In the epistle today from Acts chapter 6, the apostles have a problem: there is too much for them to do in the growing church community in Jerusalem; and they need some help. The same is true in this church and in many Orthodox churches throughout the world. There is much to do in a growing church community.
This is a sermon about how we can each give more of ourselves—of our abilities, our insights, our time, our energy, our prayer life—to Christ and to this parish church. As my wife Khouriyeh Sylvia said to me last Sunday, “This is a happy parish. No one is moaning or groaning at each other, but I don’t think the congregation realises how much work there is to be done.” Khouriyeh Helen made the same point at the parish council meeting: “People don’t realise how much work there is to be done in this parish.” At the end of the Liturgy you will be able to examine a “Situations Vacant” list at the back of the Church—essential jobs that we need more people to look after by getting involved. Listen up, those of you hearing this sermon on an Ancient Faith Radio podcast, because your parish might need help, too—singing in the choir, serving in the altar, reading the epistle, helping with financial and secretarial work, helping to teach the children after the liturgy, joining the parish council or working on the building and maintenance team.
Those are some of the jobs that need to be done. If you think that you can help, have a word with Khouriyeh Helen or Father Gregory or me or Efrem, who supervises the Rota, or Photini who leads the Sisters of Martha and Mary. This sermon is titled “Called to Serve,” because we are each, old and young, called to serve.
Children, what do you think you might give to Christ and this parish church? Father Gregory has some ideas to share with you for you to consider: . . .
Let’s look more closely at that epistle for today from Acts chapter 6. The local Church in Jerusalem chooses seven men to become deacons and help out the apostles. Two of those men, Stephen and Philip, become outstanding Church leaders. Stephen preached openly to the Jewish Council in Jerusalem of how many Jews had chosen, to use Stephen’s phrase, “to resist the Holy Spirit.” As you will recall, Stephen was then stoned to death and became the first martyr—the first person to die for the Crucified and Risen Christ—the first person to die for the newly formed Christian Church. Now, I am not suggesting that any of us are going to be stoned to death for preaching our faith in Christ, but we should be careful not “to resist the Holy Spirit”—not to run away when we sense that God is calling us to a specific task and that we have the ability to complete that task.

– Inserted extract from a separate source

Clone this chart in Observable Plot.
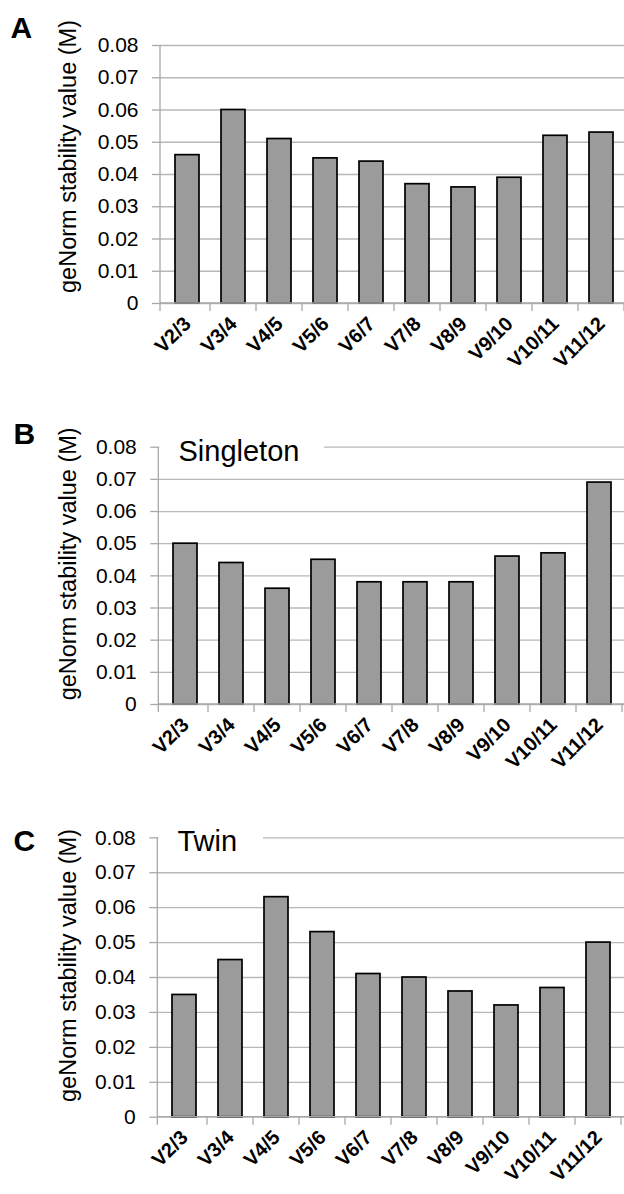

Philip was led by the Holy Spirit out onto the desert road from Jerusalem to Gaza; and there he came upon the carriage of an Ethiopian who was the treasurer of Queen Candace. This Ethiopian, whose name is not recorded in the Bible, had come to Jerusalem to pray, and was reading the words of Isaiah the prophet. In Acts chapter 8, Philip asked him, “Do you understand what you are reading?” The wealthy, intelligent Ethiopian replied, “‘How can I [understand], unless someone guides me?’ And he invited Philip to come up and sit with him” and teach him. Then Philip taught him so beautifully and so comprehensively that when they came to some water the Ethiopian treasurer asked, “‘What is to prevent my being baptised?’ And [the Ethiopian] commanded the chariot to stop, and they both went down into the water . . . and Philip baptised him.” Then Philip was taken up by the Holy Spirit and returned to Azotus, that is, to his home in Caesarea in Palestine, where, as St Bede tells us in his Commentary on the Acts of the Apostles 8.40, Philip lived with his wife and four daughters. Again, I am not suggesting that any of us are going to be taken up in the Holy Spirit, but note that Philip simply listened to the Holy Spirit and went out on a desert road, brought someone to Christ, baptised him and then returned home.
There is in the Orthodox Church a strong Tradition of diakonia—of serving the Church whether or not we are lay people or clergy. St John Chrysostom points out that the word “ordination” means in Greek, “stretching out the hand.” That is what I believe the Lord is doing for many of us today. He is stretching out His hand and saying to us, “Be a more important part of this local church and of the global Orthodox Church. Become aware of your abilities; and use those abilities to serve Christ and serve the Church.”
When I spoke with Sylvia about how we could move from where we are now as a parish to where we hope to be, she offered some helpful advice. She said, “We have to pray to God that He will guide us to be the parish that He wants us to be.” I think that’s true, but it will only happen if I pray and you pray, if we all seek together, what Christ wants each of us to be and to do to build this parish as a small part of His Kingdom.